Lithofacies defined by physical and textural characteristics, lithological contacts and diagenetic features in outcrops were studied to determine the paleo-depositional processes and environments of deposition, and petrographic classification of Eze-Aku sandstone at Akpoha and Evirons. Sedimentary structures identified include hummocky and swaley cross stratifications, decalcification holes, concretions, planar cross beds, inclined parallel bedding in aggradation-progradational sandstone units, parallel laminations to wave ripple laminations and some weathering features. Six lithofacies were identified and they include laminated silty shales/shales, hummocky and swaley cross stratified fine-grained sandstones, inclined parallel bedded medium- to coarse-grained sandstones, calcareous sandstones, cross bedded medium grained sandstone and horizontal to wave-ripple laminated very fine- to fine-grained sandstone.

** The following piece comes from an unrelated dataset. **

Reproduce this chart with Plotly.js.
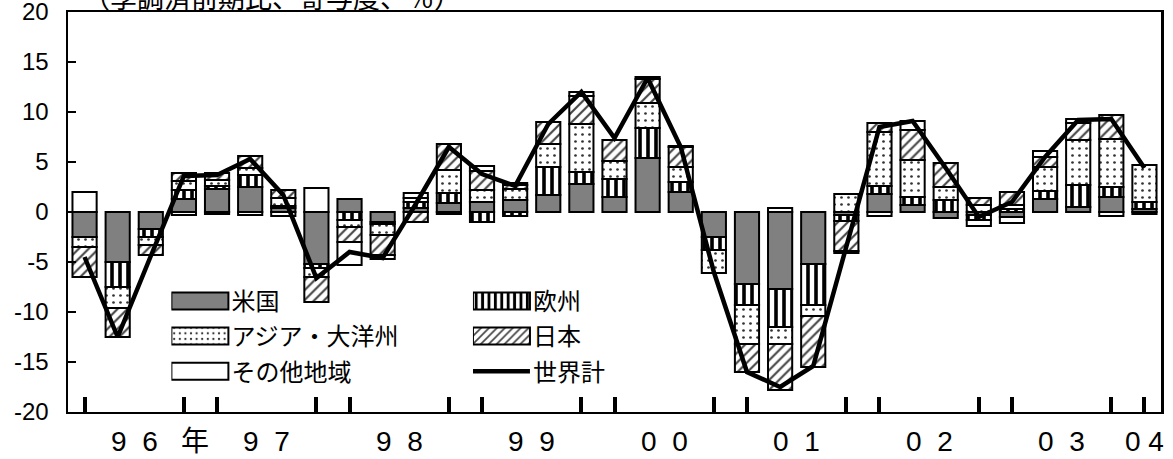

The characteristics and associations of lithofacies show that the sandstones of Eze-Aku Formation in the study area were deposited in storm dominated shallow marine environment. The sandstones are variably indurated and thin sections analysis shows cementation and intense compaction; angular to subrounded, poor to moderately sorted and fine to coarse grains, as well as minerology of grains consisting of monocystalline quartz, feldspar, rock fragments and cement with average percentage compositions of 55-60.5, 23-26.5, 1-5, and 5-8, respectively. The sandstones were therefore classified as immature arkosic sandstones  formed from sediments transported by low density fluid and sourced from plutonic rocks. The variable degrees of induration of samples from different outcrops can be attributed to variable level of compaction by overburden load or tectonic compression and possibly mild metamorphism caused by Santonian thermotectonic event.